The Republifascists have come big time for women and girls in the hideous Dobbs decision. But make no mistake. The undoing of abortion rights is just the beginning, a pulling of the string meant to unravel the whole yarn ball of civil, social, and human rights that have been won through years dedicated popular struggle.

The absence of conviction and passionate intensity is not limited to liberals and moderates.
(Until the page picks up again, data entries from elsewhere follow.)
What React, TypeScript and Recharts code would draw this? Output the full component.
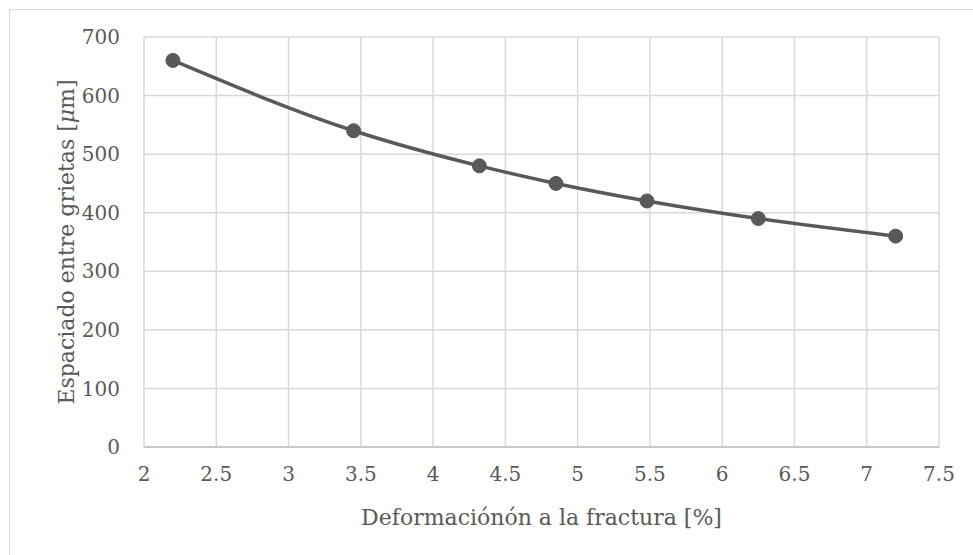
import { LineChart, Line, XAxis, YAxis, CartesianGrid, Label } from "recharts";

const deformation = [2.2, 3.45, 4.32, 4.85, 5.48, 6.25, 7.2];
const spacing = [660, 540, 480, 450, 420, 390, 360];
const xTicks = [2, 2.5, 3, 3.5, 4, 4.5, 5, 5.5, 6, 6.5, 7, 7.5];
const yTicks = [0, 100, 200, 300, 400, 500, 600, 700];

const data = deformation.map((d, i) => ({ x: d, y: spacing[i] }));

const FONT = "'DejaVu Serif', serif";
const TEXT = "#595959";

const YTitle = ({ viewBox }: any) => {
  const cx = 66;
  const cy = viewBox.y + viewBox.height / 2;
  return (
    <text
      x={cx}
      y={cy}
      transform={`rotate(-90, ${cx}, ${cy})`}
      textAnchor="middle"
      dominantBaseline="central"
      fill={TEXT}
      fontSize={22}
      fontFamily={FONT}
    >
      Espaciado entre grietas [<tspan fontStyle="italic">μ</tspan>m]
    </text>
  );
};

export default function App() {
  return (
    <div
      style={{
        position: "absolute",
        left: 0,
        top: 0,
        width: 973,
        height: 555,
        background: "#fff",
        overflow: "hidden",
      }}
    >
      <div
        style={{
          position: "absolute",
          left: 9,
          top: 9,
          width: 980,
          height: 560,
          borderLeft: "1.5px solid #d9d9d9",
          borderTop: "1.5px solid #d9d9d9",
        }}
      />
      <div style={{ position: "absolute", left: 0, top: 0 }}>
        <LineChart
          width={973}
          height={555}
          data={data}
          margin={{ top: 37, right: 34, left: 0, bottom: 0 }}
        >
          <CartesianGrid stroke="#d9d9d9" strokeWidth={1.5} />
          <XAxis
            dataKey="x"
            type="number"
            domain={[2, 7.5]}
            ticks={xTicks}
            height={108}
            tickLine={false}
            tickSize={0}
            tickMargin={20}
            axisLine={{ stroke: "#bfbfbf", strokeWidth: 1.5 }}
            tick={{ fill: TEXT, fontSize: 20, fontFamily: FONT }}
            interval={0}
          >
            <Label
              value="Deformaciónón a la fractura [%]"
              position="insideTop"
              offset={62}
              fill={TEXT}
              fontSize={22}
              fontFamily={FONT}
            />
          </XAxis>
          <YAxis
            type="number"
            domain={[0, 700]}
            ticks={yTicks}
            width={144}
            tickLine={false}
            tickSize={0}
            tickMargin={24}
            axisLine={false}
            tick={{ fill: TEXT, fontSize: 20, fontFamily: FONT }}
            interval={0}
          >
            <Label content={<YTitle />} />
          </YAxis>
          <Line
            type="monotone"
            dataKey="y"
            stroke="#595959"
            strokeWidth={3.5}
            dot={{ r: 7, fill: "#595959", stroke: "#595959", strokeWidth: 1 }}
            isAnimationActive={false}
          />
        </LineChart>
      </div>
    </div>
  );
}
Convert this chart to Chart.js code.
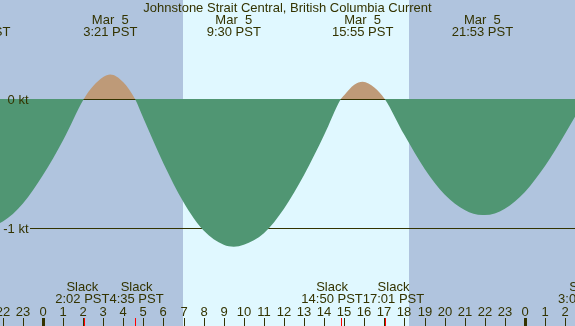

Serious Marxist and radical thinkers I know deeply grasp and recognize the US Republi-fascist specter and its capitalist, racist, sexist, imperialist, Christian, bipartisan, and nationalist roots and dimensions but share little if any of my “wild-eyed” notion that anything much can or will be done to slay the authoritarian beast – certainly nothing like a revolution, which is all-knowingly proclaimed a pointless pursuit by armchair Marxists who have never lifted a finger to bring one about, much less given any serious consideration to what would be involved in making one built to last. The pessimism of their minds has negated the optimism of their wills (to use the fascism-incarcerated Antonio Gramsci’s terms). But that’s another topic for another day.

In an earlier comment on the banalities of the corporatized education system Street refers to “ An educational-industrial complex that inculcates passivity, conservatism, specialization, individualism, subordination, appeasement, hierarchy, oppression, identitarianism, narrowness over rebellion, liberation, critical thinking, many-sidedness, solidarity, radical class analysis, active resistance, egalitarianism, and revolutionary vision.  This bankrupt ideological structure has hatched a “chickenshit conformist” intelligentsia that lacks the courage and vision to tell people the full truth about the depth and degree of the authoritarian menace that stalks the land – and the rooting of that menace in the nation’s underlying and interrelated unelected dictatorships of capital and empire. It scoffs at and scandalously maligns and misrepresents the notion of popular revolution over and against those dictatorships” combined with “ a relentless, many-sided dumbing down of the population so savage that “more than half of Americans between the ages of 16 and 74 read below the equivalent of a sixth-grade level.”

Below is link to disturbing yet vitally important essay by educational philosopher Henry Giroux on the emergence of fascism, intolerance and authoritarianism in all sectors of Western capitalist culture, especially big business, politics, education and the combination of vile ideologies of Christian fascism and neo-liberal casino capitalism that prevails globally.

So why are critical thinking courses not a part of the curriculum in our public schools? I can recall the resistance and reactionary impediments that existed back in the 1990s when I as a mathematics teacher and a group of progressive colleagues tried to implement such critical thinking program in our high school. Conservative power sources within the community, especially the authoritarianism of the politically powerful draconian churches, blocked us at every turn. But other reactionary forces were at work as well. Does capitalism want critical thinkers? Of course not; as the late comedian and social critic George Carlin put it, capitalism prefers docile compliant workers who follow orders. People need to give up on the delusion on the separation of church and state in Canada. It is no more a fact than in the United States of Jesus despite church-state separation being written into its constitution. The undemocratic authoritarian Christian churches are capable of wielding enormous power, especially when a capitalist Christian fundamentalist is elected to lead the country such as former authoritarian control freak Prime Minister Stephen Harper whose wet dream was to create a neo-fascist Canadian theocracy.